■ **INSTRUCTIONS FOR THE TASK**:
Without the pictures, output the lines of the material from the very first through the one that holds "(t6) at (654,114);".

■ **SUPPLIED DATA**:
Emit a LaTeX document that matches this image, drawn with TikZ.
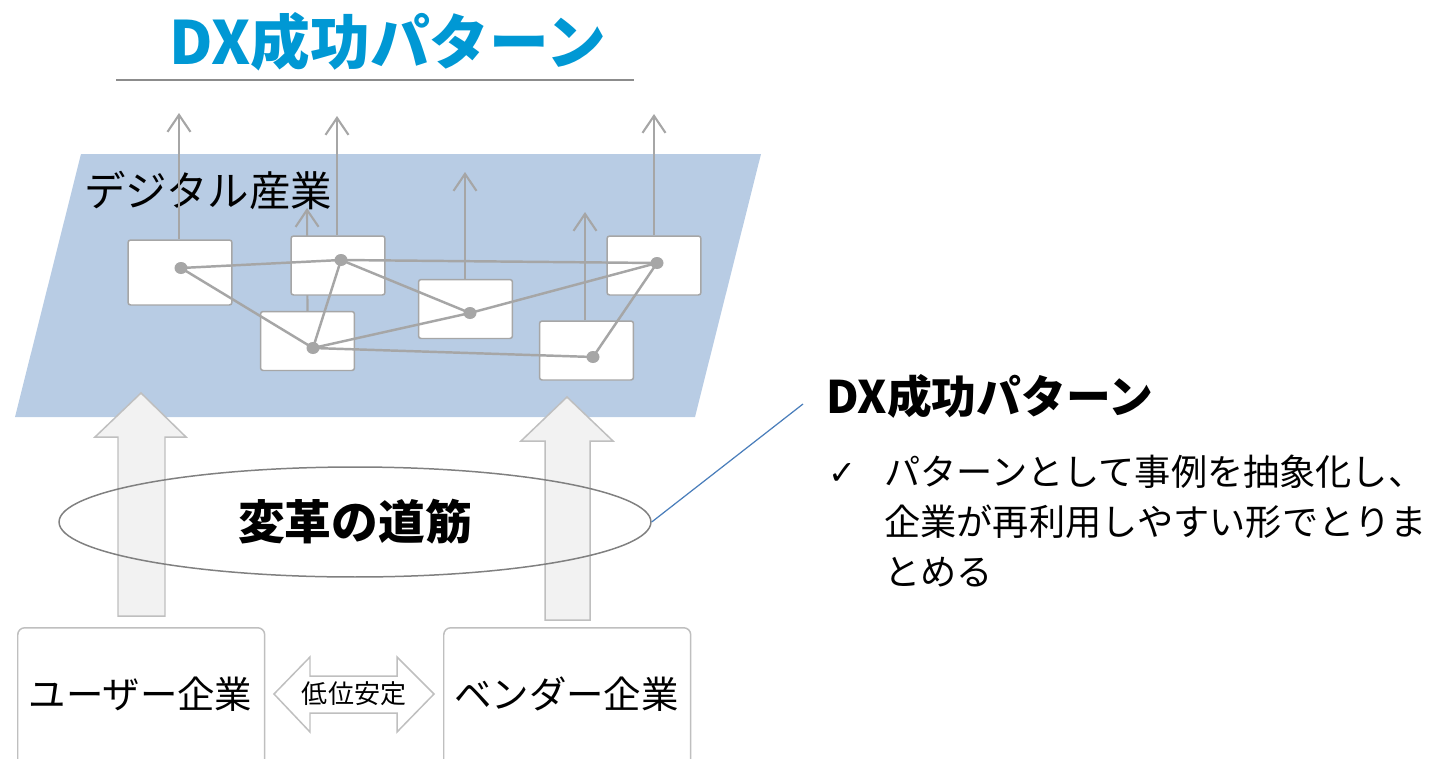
\documentclass[tikz,border=0pt]{standalone}
\usepackage{fontspec}
\setmainfont{Noto Sans CJK JP}
\newfontfamily\symfont{DejaVu Sans}
\usetikzlibrary{arrows.meta,shapes.geometric}
\definecolor{titleblue}{HTML}{0098D4}
\definecolor{planeblue}{HTML}{B8CCE4}
\definecolor{netgray}{HTML}{A6A6A6}
\definecolor{arrowfill}{HTML}{F2F2F2}
\definecolor{arrowdraw}{HTML}{BFBFBF}
\definecolor{ellgray}{HTML}{808080}
\definecolor{rulegray}{HTML}{8C8C8C}
\definecolor{leadblue}{HTML}{4A7EBB}
\begin{document}
\begin{tikzpicture}[x=0.02cm,y=-0.02cm,
  netbox/.style={draw=netgray,line width=0.85pt,fill=white,rounded corners=1.5pt,inner sep=0,minimum width=1.88cm,minimum height=1.18cm},
  netdot/.style={ellipse,fill=netgray,inner sep=0,minimum width=0.26cm,minimum height=0.24cm},
  link/.style={draw=netgray,line width=1.4pt},
  uparrow/.style={draw=netgray,line width=1.2pt,-{Straight Barb[length=0.34cm,width=0.46cm]}},
  blockarrow/.style={fill=arrowfill,draw=arrowdraw,line width=0.85pt,line join=miter},
  bottombox/.style={draw=arrowdraw,line width=0.85pt,rounded corners=4pt,inner sep=0,minimum width=4.94cm,minimum height=3.4cm,anchor=north west},
  boxlabel/.style={font=\fontsize{21.3}{24}\selectfont,inner sep=0},
]
\useasboundingbox (0,0) rectangle (1448,758);
\clip (0,0) rectangle (1448,758);

% title
\node[font=\fontsize{34}{40}\selectfont\bfseries,text=titleblue,inner sep=0] (title) at (388,42) {DX成功パターン};
\coordinate (ruleL) at (116,80);
\coordinate (ruleR) at (634,80);
\draw[rulegray,line width=1.1pt] (ruleL) -- (ruleR);

% plane
\fill[planeblue] (81,154) -- (761,154) -- (695,417) -- (15,417) -- cycle;
\node[anchor=west,inner sep=0,font=\fontsize{23.6}{26}\selectfont] (digital) at (84,190) {デジタル産業};

% tips of the upward arrows
\coordinate (t1) at (179,113);
\coordinate (t2) at (337,116);
\coordinate (t3) at (465,172);
\coordinate (t4) at (307,208);
\coordinate (t5) at (585,212);
\coordinate (t6) at (654,114);

% boxes
\node[netbox] (b4) at (307.5,341) {};
\draw[uparrow] (b4.north) -- (t4);
\node[netbox,minimum width=2.08cm,minimum height=1.30cm] (b1) at (180,272.5) {};
\node[netbox] (b2) at (338,265.5) {};
\node[netbox] (b3) at (465.5,309) {};
\node[netbox] (b5) at (586.5,350.5) {};
\node[netbox] (b6) at (654,265.5) {};

\draw[uparrow] (b1.north -| t1) -- (t1);
\draw[uparrow] (b2.north -| t2) -- (t2);
\draw[uparrow] (b3.north -| t3) -- (t3);
\draw[uparrow] (b5.north -| t5) -- (t5);
\draw[uparrow] (b6.north -| t6) -- (t6);

% dots
\node[netdot] (d1) at (181,268) {};
\node[netdot] (d2) at (341,260) {};
\node[netdot] (d3) at (470,313) {};
\node[netdot] (d4) at (313,348) {};
\node[netdot] (d5) at (593,357) {};
\node[netdot] (d6) at (657,263) {};

\draw[link] (d1.center) -- (d2.center);
\draw[link] (d1.center) -- (d4.center);
\draw[link] (d2.center) -- (d6.center);
\draw[link] (d2.center) -- (d3.center);
\draw[link] (d2.center) -- (d4.center);
\draw[link] (d4.center) -- (d3.center);
\draw[link] (d3.center) -- (d6.center);
\draw[link] (d4.center) -- (d5.center);
\draw[link] (d5.center) -- (d6.center);

% bottom boxes
\node[bottombox] (user) at (17,627) {};
\node[bottombox] (vendor) at (443,627) {};
\node[boxlabel] (usertext) at (140.5,694) {ユーザー企業};
\node[boxlabel] (vendortext) at (566.5,694) {ベンダー企業};

% block arrows
\draw[blockarrow] (141,393) -- (186,437) -- (165,437) -- (165,616) -- (118,616) -- (118,437) -- (95,437) -- cycle;
\draw[blockarrow] (567,397) -- (613,441) -- (590,441) -- (590,620) -- (545,620) -- (545,441) -- (521,441) -- cycle;

% double arrow
\draw[fill=white,draw=arrowdraw,line width=0.85pt,line join=miter] (274,694) -- (310,657) -- (310,676) -- (397,676) -- (397,657) -- (434,694) -- (397,732) -- (397,713) -- (310,713) -- (310,732) -- cycle;
\node[inner sep=0,font=\fontsize{14.8}{17}\selectfont] (stable) at (354,694) {低位安定};

% ellipse
\node[ellipse,draw=ellgray,line width=0.85pt,minimum width=11.84cm,minimum height=2.2cm,inner sep=0,font=\fontsize{26.6}{30}\selectfont\bfseries] (way) at (355,522) {変革の道筋};

% leader and right text
\coordinate (lead) at (803,404);
\draw[leadblue,line width=0.7pt] (way.east) -- (lead);
\node[anchor=west,inner sep=0,font=\fontsize{25.5}{30}\selectfont\bfseries] (head) at (826,396) {DX成功パターン};
\node[inner sep=0,font=\symfont\bfseries\fontsize{19}{22}\selectfont] (chk) at (842,474) {✓};
\node[anchor=north west,inner sep=0,align=left,font=\fontsize{20.6}{28.4}\selectfont] (desc) at (884,455) {パターンとして事例を抽象化し、\\企業が再利用しやすい形でとりま\\とめる};
\end{tikzpicture}
\end{document}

■ **CORRECT ANSWER**:
Emit a LaTeX document that matches this image, drawn with TikZ.
\documentclass[tikz,border=0pt]{standalone}
\usepackage{fontspec}
\setmainfont{Noto Sans CJK JP}
\newfontfamily\symfont{DejaVu Sans}
\usetikzlibrary{arrows.meta,shapes.geometric}
\definecolor{titleblue}{HTML}{0098D4}
\definecolor{planeblue}{HTML}{B8CCE4}
\definecolor{netgray}{HTML}{A6A6A6}
\definecolor{arrowfill}{HTML}{F2F2F2}
\definecolor{arrowdraw}{HTML}{BFBFBF}
\definecolor{ellgray}{HTML}{808080}
\definecolor{rulegray}{HTML}{8C8C8C}
\definecolor{leadblue}{HTML}{4A7EBB}
\begin{document}
\begin{tikzpicture}[x=0.02cm,y=-0.02cm,
  netbox/.style={draw=netgray,line width=0.85pt,fill=white,rounded corners=1.5pt,inner sep=0,minimum width=1.88cm,minimum height=1.18cm},
  netdot/.style={ellipse,fill=netgray,inner sep=0,minimum width=0.26cm,minimum height=0.24cm},
  link/.style={draw=netgray,line width=1.4pt},
  uparrow/.style={draw=netgray,line width=1.2pt,-{Straight Barb[length=0.34cm,width=0.46cm]}},
  blockarrow/.style={fill=arrowfill,draw=arrowdraw,line width=0.85pt,line join=miter},
  bottombox/.style={draw=arrowdraw,line width=0.85pt,rounded corners=4pt,inner sep=0,minimum width=4.94cm,minimum height=3.4cm,anchor=north west},
  boxlabel/.style={font=\fontsize{21.3}{24}\selectfont,inner sep=0},
]
\useasboundingbox (0,0) rectangle (1448,758);
\clip (0,0) rectangle (1448,758);

% title
\node[font=\fontsize{34}{40}\selectfont\bfseries,text=titleblue,inner sep=0] (title) at (388,42) {DX成功パターン};
\coordinate (ruleL) at (116,80);
\coordinate (ruleR) at (634,80);
\draw[rulegray,line width=1.1pt] (ruleL) -- (ruleR);

% plane
\fill[planeblue] (81,154) -- (761,154) -- (695,417) -- (15,417) -- cycle;
\node[anchor=west,inner sep=0,font=\fontsize{23.6}{26}\selectfont] (digital) at (84,190) {デジタル産業};

% tips of the upward arrows
\coordinate (t1) at (179,113);
\coordinate (t2) at (337,116);
\coordinate (t3) at (465,172);
\coordinate (t4) at (307,208);
\coordinate (t5) at (585,212);
\coordinate (t6) at (654,114);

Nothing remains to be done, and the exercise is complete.